Skinny

“Hi, my name is Amber, and this is how I lost 100 pounds.”

That’s how I imagine the future starts. Like the opening line of some grainy YouTube video filmed in soft lighting with sad indie music underneath it. A girl with hollow cheeks and healed eyes talking about “discipline” and “self-love” like she discovered some secret door everyone else missed. Sometimes I picture myself there so vividly it hurts. Smaller hands. Smaller face. Collarbones sharp enough to hold silver chains against them. The kind of body people describe with words like effortless, even though nothing about becoming a person again is effortless.

I used to be 130 pounds.

Now I’m almost a hundred pounds heavier than that and sometimes it feels like it happened overnight, like somebody inflated me quietly while I was distracted trying not to die. Depression does that. Staying inside too long does that. Eating because your body wants comfort but your brain turns comfort into punishment. Eating because time passes slower when your mouth is full. Eating because there has to be something to look forward to at night.
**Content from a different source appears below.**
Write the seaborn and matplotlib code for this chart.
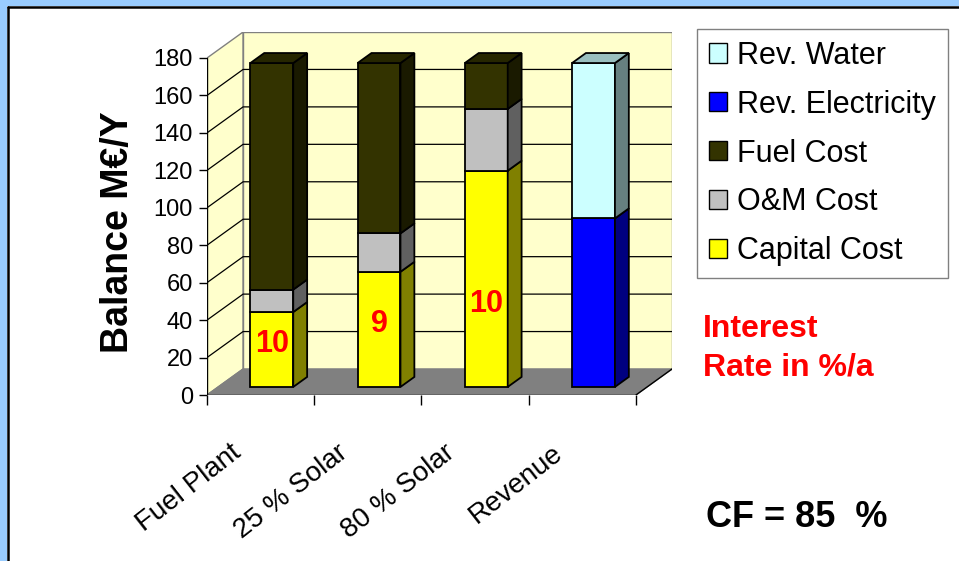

A year and a half disappears quickly when you’re miserable.

Sometimes I try to imagine losing it all. Not just the weight, everything attached to it too. The heaviness. The shame. The paranoia every time somebody takes a picture of me. The way I avoid mirrors unless I’m prepared to ruin my own day. I want that movie transformation so badly it embarrasses me. I want to wake up one morning and feel tiny. Light. Untouchable. I want people who haven’t seen me in years to stare too long when I walk into a room.

I want to be the girl everyone secretly envies for surviving herself.

But then there’s the ugly part of my brain. The part that wants results fast enough to count as self-destruction. Restrictive enough to feel holy. The part that thinks maybe suffering is proof you’re doing something right. I know exactly how I could lose the weight quickly. Six months. Obsession. Black coffee. Nicotine. Gum. Falling asleep hungry enough to feel proud of it. I know the rituals already. I know how people disappear.

And the worst part is I know it would work.

At least for a while.

Until the brain fog starts. Until my hair starts thinning. Until my heart starts acting like an old fluorescent light flickering in a dead hallway somewhere. Until food becomes the only thing I think about and every conversation feels far away and dreamlike because starvation turns you into a ghost before it kills you.

I know it isn’t sustainable. I know it would probably destroy me in slower, uglier ways. But there’s still a part of me that romanticizes it anyway, and I don’t know if that part ever fully leaves a person once it moves in.

But there’s another version of me too.

A version I want almost just as badly.

The girl who runs for fun. Which sounds fake, honestly. Insane even. But I’ve seen girls like that before, flushed cheeks, headphones on, somehow using movement to survive instead of punishment. Girls who ride bikes on warm evenings and go hiking every weekend and drink water and stretch in the morning sunlight like their bodies are homes instead of enemies. Girls who lose weight slowly and become strong at the same time. Lean muscle instead of disappearance. Health instead of decay.

Sometimes I think if I could combine both versions of myself, the obsessive discipline and the genuine desire to live, I’d become unstoppable.

Like I could turn all this self-hatred into fuel.

I think about tattoos constantly too. New tattoos. Sleeves. Black ink crawling up my arms and across my ribs. I want to be covered in art someday, but right now I don’t even want to decorate this body because it feels temporary. Like graffiti on a condemned building. I look at my arms and think, not yet. Wait until they’re beautiful again. Wait until you deserve it.

Which is such a horrible thing to think about yourself.

Sometimes I want to get so sick people finally notice how bad my brain actually is. Like if I got thin enough, frail enough, someone would intervene dramatically and tell me I almost died and suddenly everything would make sense. Sometimes I think about eating disorder rehab in the same cinematic way people think about car crashes, terrifying, but weirdly validating. Proof that something was really wrong all along.

I know those thoughts aren’t good. I know they’re ugly and irrational and dangerous in ways I don’t even fully understand yet. But they live in me anyway. Quietly. Constantly.

And I don’t know if they ever completely go away.

Maybe this future version of me, skinny, tattooed, running through parks at sunset, smiling with all her teeth, still hears those thoughts too. Maybe healing isn’t becoming a different person. Maybe it’s just learning which voice gets the last word.

I don’t know.

Right now I’m still here. Still heavy. Still staring at old photos trying to find the exact moment my body became evidence of my sadness. Still dreaming about becoming one of those miraculous before-and-after stories people repost online because they want to believe transformation is real.

Maybe it is.

Maybe a year from now I’ll reread this from a smaller bedroom in a smaller body with stronger legs and clearer eyes. Maybe I’ll finally understand that losing weight was never really about wanting to be skinny.

Maybe I just wanted to feel worthy of being seen.